======== DATA ENTRIES ========

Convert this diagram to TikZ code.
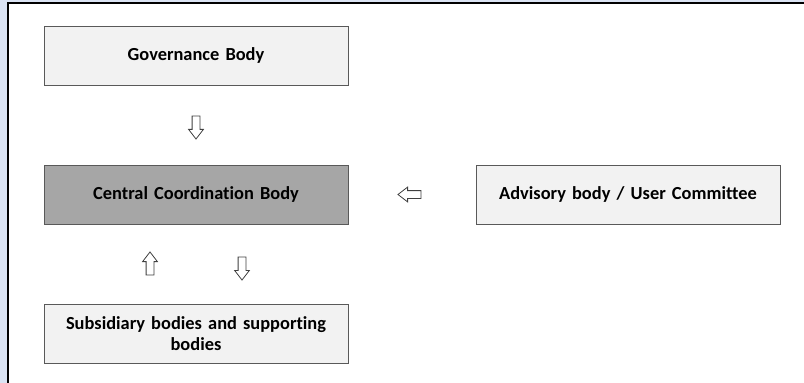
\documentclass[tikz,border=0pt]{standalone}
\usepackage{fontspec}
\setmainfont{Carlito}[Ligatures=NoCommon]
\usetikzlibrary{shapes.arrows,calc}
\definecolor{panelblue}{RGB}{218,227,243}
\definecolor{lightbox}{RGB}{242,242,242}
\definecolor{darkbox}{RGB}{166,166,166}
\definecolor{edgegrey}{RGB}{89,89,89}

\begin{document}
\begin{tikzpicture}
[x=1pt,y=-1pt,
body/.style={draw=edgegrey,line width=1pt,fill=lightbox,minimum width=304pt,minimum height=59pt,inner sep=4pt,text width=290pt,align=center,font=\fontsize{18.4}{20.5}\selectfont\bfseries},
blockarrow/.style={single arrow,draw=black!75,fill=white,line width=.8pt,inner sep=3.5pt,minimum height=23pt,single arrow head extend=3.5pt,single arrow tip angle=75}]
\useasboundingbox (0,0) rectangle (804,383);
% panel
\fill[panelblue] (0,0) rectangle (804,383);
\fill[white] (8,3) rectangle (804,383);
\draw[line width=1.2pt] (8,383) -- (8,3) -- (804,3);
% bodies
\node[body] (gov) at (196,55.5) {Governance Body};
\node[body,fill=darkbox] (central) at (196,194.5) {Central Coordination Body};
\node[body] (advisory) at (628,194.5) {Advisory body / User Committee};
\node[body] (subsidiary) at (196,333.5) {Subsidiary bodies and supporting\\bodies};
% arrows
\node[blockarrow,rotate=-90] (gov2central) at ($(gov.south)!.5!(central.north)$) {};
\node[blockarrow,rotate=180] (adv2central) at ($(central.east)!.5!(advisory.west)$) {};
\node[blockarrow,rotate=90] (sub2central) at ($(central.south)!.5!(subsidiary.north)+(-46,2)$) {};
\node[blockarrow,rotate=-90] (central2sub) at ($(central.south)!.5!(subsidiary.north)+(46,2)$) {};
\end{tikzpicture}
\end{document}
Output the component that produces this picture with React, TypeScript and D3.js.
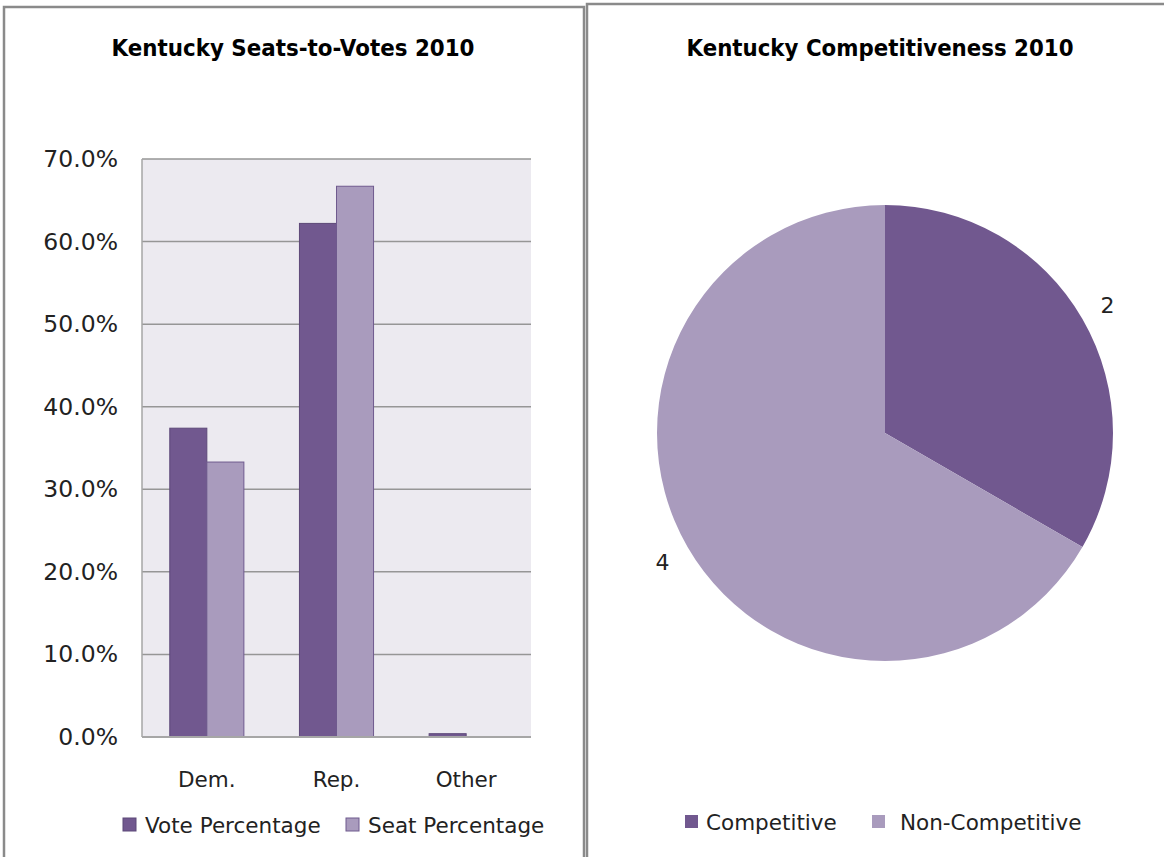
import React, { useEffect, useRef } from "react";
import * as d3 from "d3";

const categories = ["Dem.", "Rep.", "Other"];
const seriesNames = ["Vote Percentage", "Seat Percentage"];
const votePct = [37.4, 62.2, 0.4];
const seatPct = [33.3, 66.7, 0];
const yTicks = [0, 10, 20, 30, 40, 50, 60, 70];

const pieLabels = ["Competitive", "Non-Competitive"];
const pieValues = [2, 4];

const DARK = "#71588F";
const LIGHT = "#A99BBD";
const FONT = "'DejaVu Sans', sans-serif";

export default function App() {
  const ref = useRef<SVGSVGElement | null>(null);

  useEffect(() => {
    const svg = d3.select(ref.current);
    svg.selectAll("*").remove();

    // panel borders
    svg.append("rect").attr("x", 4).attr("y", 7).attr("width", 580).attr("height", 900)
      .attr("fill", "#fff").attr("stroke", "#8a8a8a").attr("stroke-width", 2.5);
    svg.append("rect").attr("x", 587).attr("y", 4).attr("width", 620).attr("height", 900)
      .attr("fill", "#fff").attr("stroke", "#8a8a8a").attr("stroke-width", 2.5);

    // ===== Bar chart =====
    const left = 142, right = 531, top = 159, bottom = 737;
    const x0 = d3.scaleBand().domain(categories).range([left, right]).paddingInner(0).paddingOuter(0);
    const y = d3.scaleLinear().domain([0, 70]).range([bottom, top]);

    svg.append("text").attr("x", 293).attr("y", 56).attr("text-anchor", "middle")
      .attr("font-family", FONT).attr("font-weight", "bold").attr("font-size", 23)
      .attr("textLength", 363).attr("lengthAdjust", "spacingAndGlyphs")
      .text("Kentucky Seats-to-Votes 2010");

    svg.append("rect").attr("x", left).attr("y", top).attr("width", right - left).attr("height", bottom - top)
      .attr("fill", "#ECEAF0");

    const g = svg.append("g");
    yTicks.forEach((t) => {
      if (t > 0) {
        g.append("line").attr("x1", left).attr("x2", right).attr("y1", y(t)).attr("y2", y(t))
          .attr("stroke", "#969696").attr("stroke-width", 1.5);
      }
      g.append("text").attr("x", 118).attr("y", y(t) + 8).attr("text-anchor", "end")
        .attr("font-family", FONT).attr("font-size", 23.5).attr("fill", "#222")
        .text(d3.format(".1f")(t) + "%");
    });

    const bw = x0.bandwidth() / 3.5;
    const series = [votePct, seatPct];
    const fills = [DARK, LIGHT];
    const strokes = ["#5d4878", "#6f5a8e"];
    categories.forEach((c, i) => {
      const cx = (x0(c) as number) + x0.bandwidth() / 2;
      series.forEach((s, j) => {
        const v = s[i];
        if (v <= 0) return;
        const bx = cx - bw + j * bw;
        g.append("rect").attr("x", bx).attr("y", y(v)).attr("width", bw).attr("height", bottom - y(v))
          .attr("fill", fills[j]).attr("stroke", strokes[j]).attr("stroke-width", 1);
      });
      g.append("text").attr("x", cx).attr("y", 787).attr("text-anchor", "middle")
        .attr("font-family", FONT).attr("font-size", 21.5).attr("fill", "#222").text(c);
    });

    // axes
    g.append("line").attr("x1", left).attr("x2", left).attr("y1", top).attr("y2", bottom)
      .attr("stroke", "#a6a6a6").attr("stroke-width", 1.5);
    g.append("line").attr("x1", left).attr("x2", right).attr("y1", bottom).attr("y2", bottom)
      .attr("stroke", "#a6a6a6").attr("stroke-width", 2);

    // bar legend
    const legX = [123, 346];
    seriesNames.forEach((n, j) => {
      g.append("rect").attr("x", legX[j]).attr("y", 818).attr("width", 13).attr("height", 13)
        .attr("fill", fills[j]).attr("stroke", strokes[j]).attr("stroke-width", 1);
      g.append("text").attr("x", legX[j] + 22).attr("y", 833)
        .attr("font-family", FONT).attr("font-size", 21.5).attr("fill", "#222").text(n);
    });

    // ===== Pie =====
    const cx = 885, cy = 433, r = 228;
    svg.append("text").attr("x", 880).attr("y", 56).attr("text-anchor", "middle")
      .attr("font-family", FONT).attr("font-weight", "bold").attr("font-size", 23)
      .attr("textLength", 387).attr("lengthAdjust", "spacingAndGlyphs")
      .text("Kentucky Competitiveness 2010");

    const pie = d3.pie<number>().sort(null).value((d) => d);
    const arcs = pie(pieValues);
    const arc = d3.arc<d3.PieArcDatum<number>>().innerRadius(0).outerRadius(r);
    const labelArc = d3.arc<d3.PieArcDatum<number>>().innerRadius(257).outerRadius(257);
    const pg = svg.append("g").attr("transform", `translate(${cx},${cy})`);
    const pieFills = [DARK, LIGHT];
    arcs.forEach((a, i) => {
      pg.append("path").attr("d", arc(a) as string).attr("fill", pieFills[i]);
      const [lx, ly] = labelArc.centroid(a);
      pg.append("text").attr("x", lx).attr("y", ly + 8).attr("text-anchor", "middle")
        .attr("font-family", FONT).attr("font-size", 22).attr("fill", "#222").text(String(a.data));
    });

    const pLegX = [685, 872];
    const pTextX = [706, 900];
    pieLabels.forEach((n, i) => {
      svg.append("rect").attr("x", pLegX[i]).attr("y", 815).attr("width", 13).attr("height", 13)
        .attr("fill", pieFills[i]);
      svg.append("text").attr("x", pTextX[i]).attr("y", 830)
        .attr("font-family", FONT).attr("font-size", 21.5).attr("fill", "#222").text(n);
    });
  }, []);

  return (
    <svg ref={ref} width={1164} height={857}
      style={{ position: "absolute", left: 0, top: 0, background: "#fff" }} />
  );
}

========

● REQUEST
Write out the full listing verbatim, excluding its pictures.

● CORRECT RESULT
Convert this diagram to TikZ code.
\documentclass[tikz,border=0pt]{standalone}
\usepackage{fontspec}
\setmainfont{Carlito}[Ligatures=NoCommon]
\usetikzlibrary{shapes.arrows,calc}
\definecolor{panelblue}{RGB}{218,227,243}
\definecolor{lightbox}{RGB}{242,242,242}
\definecolor{darkbox}{RGB}{166,166,166}
\definecolor{edgegrey}{RGB}{89,89,89}

\begin{document}
\begin{tikzpicture}
[x=1pt,y=-1pt,
body/.style={draw=edgegrey,line width=1pt,fill=lightbox,minimum width=304pt,minimum height=59pt,inner sep=4pt,text width=290pt,align=center,font=\fontsize{18.4}{20.5}\selectfont\bfseries},
blockarrow/.style={single arrow,draw=black!75,fill=white,line width=.8pt,inner sep=3.5pt,minimum height=23pt,single arrow head extend=3.5pt,single arrow tip angle=75}]
\useasboundingbox (0,0) rectangle (804,383);
% panel
\fill[panelblue] (0,0) rectangle (804,383);
\fill[white] (8,3) rectangle (804,383);
\draw[line width=1.2pt] (8,383) -- (8,3) -- (804,3);
% bodies
\node[body] (gov) at (196,55.5) {Governance Body};
\node[body,fill=darkbox] (central) at (196,194.5) {Central Coordination Body};
\node[body] (advisory) at (628,194.5) {Advisory body / User Committee};
\node[body] (subsidiary) at (196,333.5) {Subsidiary bodies and supporting\\bodies};
% arrows
\node[blockarrow,rotate=-90] (gov2central) at ($(gov.south)!.5!(central.north)$) {};
\node[blockarrow,rotate=180] (adv2central) at ($(central.east)!.5!(advisory.west)$) {};
\node[blockarrow,rotate=90] (sub2central) at ($(central.south)!.5!(subsidiary.north)+(-46,2)$) {};
\node[blockarrow,rotate=-90] (central2sub) at ($(central.south)!.5!(subsidiary.north)+(46,2)$) {};
\end{tikzpicture}
\end{document}
Output the component that produces this picture with React, TypeScript and D3.js.
import React, { useEffect, useRef } from "react";
import * as d3 from "d3";

const categories = ["Dem.", "Rep.", "Other"];
const seriesNames = ["Vote Percentage", "Seat Percentage"];
const votePct = [37.4, 62.2, 0.4];
const seatPct = [33.3, 66.7, 0];
const yTicks = [0, 10, 20, 30, 40, 50, 60, 70];

const pieLabels = ["Competitive", "Non-Competitive"];
const pieValues = [2, 4];

const DARK = "#71588F";
const LIGHT = "#A99BBD";
const FONT = "'DejaVu Sans', sans-serif";

export default function App() {
  const ref = useRef<SVGSVGElement | null>(null);

  useEffect(() => {
    const svg = d3.select(ref.current);
    svg.selectAll("*").remove();

    // panel borders
    svg.append("rect").attr("x", 4).attr("y", 7).attr("width", 580).attr("height", 900)
      .attr("fill", "#fff").attr("stroke", "#8a8a8a").attr("stroke-width", 2.5);
    svg.append("rect").attr("x", 587).attr("y", 4).attr("width", 620).attr("height", 900)
      .attr("fill", "#fff").attr("stroke", "#8a8a8a").attr("stroke-width", 2.5);

    // ===== Bar chart =====
    const left = 142, right = 531, top = 159, bottom = 737;
    const x0 = d3.scaleBand().domain(categories).range([left, right]).paddingInner(0).paddingOuter(0);
    const y = d3.scaleLinear().domain([0, 70]).range([bottom, top]);

    svg.append("text").attr("x", 293).attr("y", 56).attr("text-anchor", "middle")
      .attr("font-family", FONT).attr("font-weight", "bold").attr("font-size", 23)
      .attr("textLength", 363).attr("lengthAdjust", "spacingAndGlyphs")
      .text("Kentucky Seats-to-Votes 2010");

    svg.append("rect").attr("x", left).attr("y", top).attr("width", right - left).attr("height", bottom - top)
      .attr("fill", "#ECEAF0");

    const g = svg.append("g");
    yTicks.forEach((t) => {
      if (t > 0) {
        g.append("line").attr("x1", left).attr("x2", right).attr("y1", y(t)).attr("y2", y(t))
          .attr("stroke", "#969696").attr("stroke-width", 1.5);
      }
      g.append("text").attr("x", 118).attr("y", y(t) + 8).attr("text-anchor", "end")
        .attr("font-family", FONT).attr("font-size", 23.5).attr("fill", "#222")
        .text(d3.format(".1f")(t) + "%");
    });

    const bw = x0.bandwidth() / 3.5;
    const series = [votePct, seatPct];
    const fills = [DARK, LIGHT];
    const strokes = ["#5d4878", "#6f5a8e"];
    categories.forEach((c, i) => {
      const cx = (x0(c) as number) + x0.bandwidth() / 2;
      series.forEach((s, j) => {
        const v = s[i];
        if (v <= 0) return;
        const bx = cx - bw + j * bw;
        g.append("rect").attr("x", bx).attr("y", y(v)).attr("width", bw).attr("height", bottom - y(v))
          .attr("fill", fills[j]).attr("stroke", strokes[j]).attr("stroke-width", 1);
      });
      g.append("text").attr("x", cx).attr("y", 787).attr("text-anchor", "middle")
        .attr("font-family", FONT).attr("font-size", 21.5).attr("fill", "#222").text(c);
    });

    // axes
    g.append("line").attr("x1", left).attr("x2", left).attr("y1", top).attr("y2", bottom)
      .attr("stroke", "#a6a6a6").attr("stroke-width", 1.5);
    g.append("line").attr("x1", left).attr("x2", right).attr("y1", bottom).attr("y2", bottom)
      .attr("stroke", "#a6a6a6").attr("stroke-width", 2);

    // bar legend
    const legX = [123, 346];
    seriesNames.forEach((n, j) => {
      g.append("rect").attr("x", legX[j]).attr("y", 818).attr("width", 13).attr("height", 13)
        .attr("fill", fills[j]).attr("stroke", strokes[j]).attr("stroke-width", 1);
      g.append("text").attr("x", legX[j] + 22).attr("y", 833)
        .attr("font-family", FONT).attr("font-size", 21.5).attr("fill", "#222").text(n);
    });

    // ===== Pie =====
    const cx = 885, cy = 433, r = 228;
    svg.append("text").attr("x", 880).attr("y", 56).attr("text-anchor", "middle")
      .attr("font-family", FONT).attr("font-weight", "bold").attr("font-size", 23)
      .attr("textLength", 387).attr("lengthAdjust", "spacingAndGlyphs")
      .text("Kentucky Competitiveness 2010");

    const pie = d3.pie<number>().sort(null).value((d) => d);
    const arcs = pie(pieValues);
    const arc = d3.arc<d3.PieArcDatum<number>>().innerRadius(0).outerRadius(r);
    const labelArc = d3.arc<d3.PieArcDatum<number>>().innerRadius(257).outerRadius(257);
    const pg = svg.append("g").attr("transform", `translate(${cx},${cy})`);
    const pieFills = [DARK, LIGHT];
    arcs.forEach((a, i) => {
      pg.append("path").attr("d", arc(a) as string).attr("fill", pieFills[i]);
      const [lx, ly] = labelArc.centroid(a);
      pg.append("text").attr("x", lx).attr("y", ly + 8).attr("text-anchor", "middle")
        .attr("font-family", FONT).attr("font-size", 22).attr("fill", "#222").text(String(a.data));
    });

    const pLegX = [685, 872];
    const pTextX = [706, 900];
    pieLabels.forEach((n, i) => {
      svg.append("rect").attr("x", pLegX[i]).attr("y", 815).attr("width", 13).attr("height", 13)
        .attr("fill", pieFills[i]);
      svg.append("text").attr("x", pTextX[i]).attr("y", 830)
        .attr("font-family", FONT).attr("font-size", 21.5).attr("fill", "#222").text(n);
    });
  }, []);

  return (
    <svg ref={ref} width={1164} height={857}
      style={{ position: "absolute", left: 0, top: 0, background: "#fff" }} />
  );
}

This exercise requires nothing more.